Why Facebook, Twitter, MySpace and LinkedIn make good company

by Keith Errington on 8 December, 2009 - 0 comments

We are moving towards an era where organisations will simply have to behave themselves.

A lot has been written about the increasing influence of social networking on marketing and the way an organisation interacts with its customers and staff.

It is clear that a major change is taking place, with marketing in particular no longer being driven by pushing messages onto all and sundry. Now we have a customer driven paradigm where users dictate what information they would like to see.

Social networking has enabled organisations to listen to customers and respond in a way that has not been really possible before. But what if we take all these developments to their logical conclusion?

I believe that we are about to see an age where organisations will have to become moral, ethical and well, basically well-behaved.

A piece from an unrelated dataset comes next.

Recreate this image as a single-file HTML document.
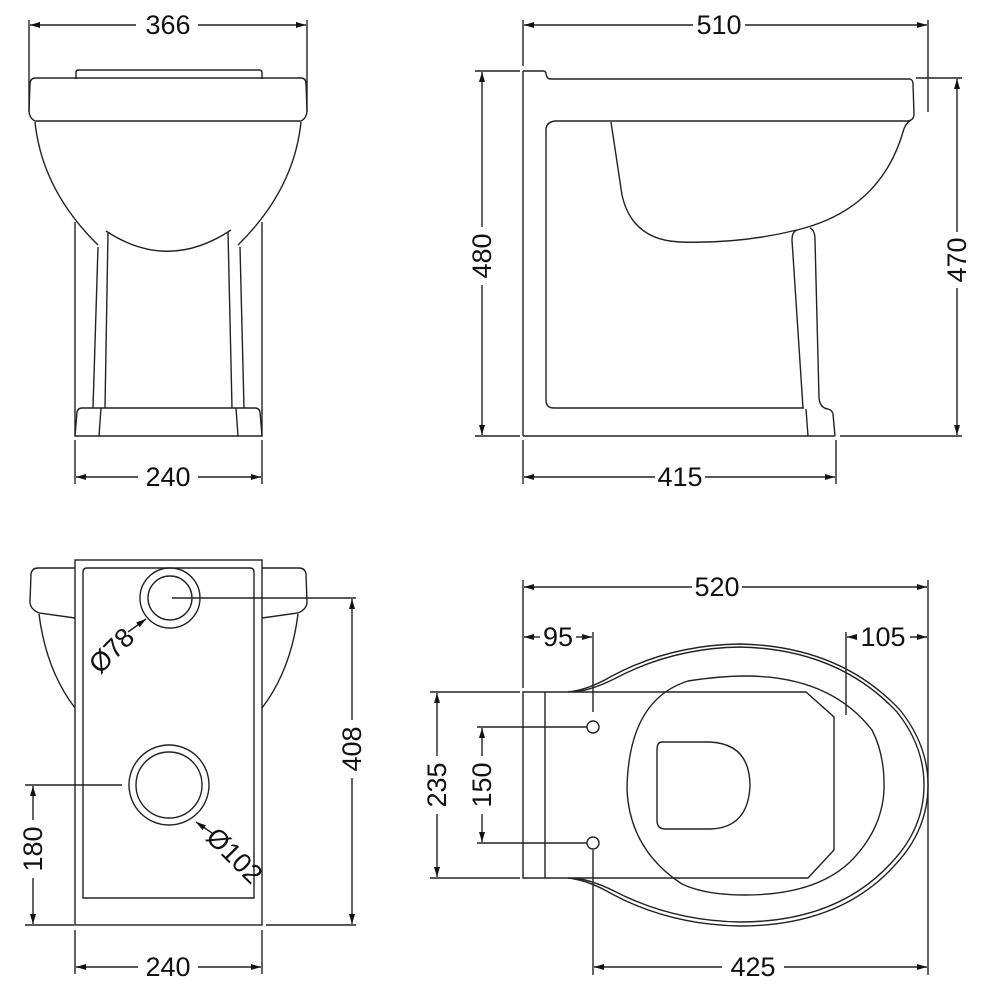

Corporate cultures will have to change and corporate governance, fair trading, best practice and ethical operations will gain a new importance.

As organisations are discussed, recommended and criticised online, in an infrastructure which anyone can access and search – any potential customer, investor or job candidate will be able to see an organisation’s track record, get an idea of their culture and judge them good or bad.

Choices
This will force organisations in two directions – some – financial institutions perhaps – will become more and more secretive – hoping that a complete lack of communication will stem the tide of opinion and comment. 

This approach is clearly unsustainable in the long term, leading to a whole range of problems – distance from the market – a sense of distrust from customers in the absence of any information – and even groupthink on the part of the organisation’s leaders as they lack the feedback they would otherwise be getting from their customers.

The more enlightened organisations will move in the opposite direction – encouraging openness – developing watchdogs and engaging with the online population to help improve their practices, products and ultimately, their standing in the world.

So maybe social networking and web 2.0 will actually achieve what no amount of legislation, protest and preaching have yet managed – a world in which organisations act for the best interests of the planet and its people.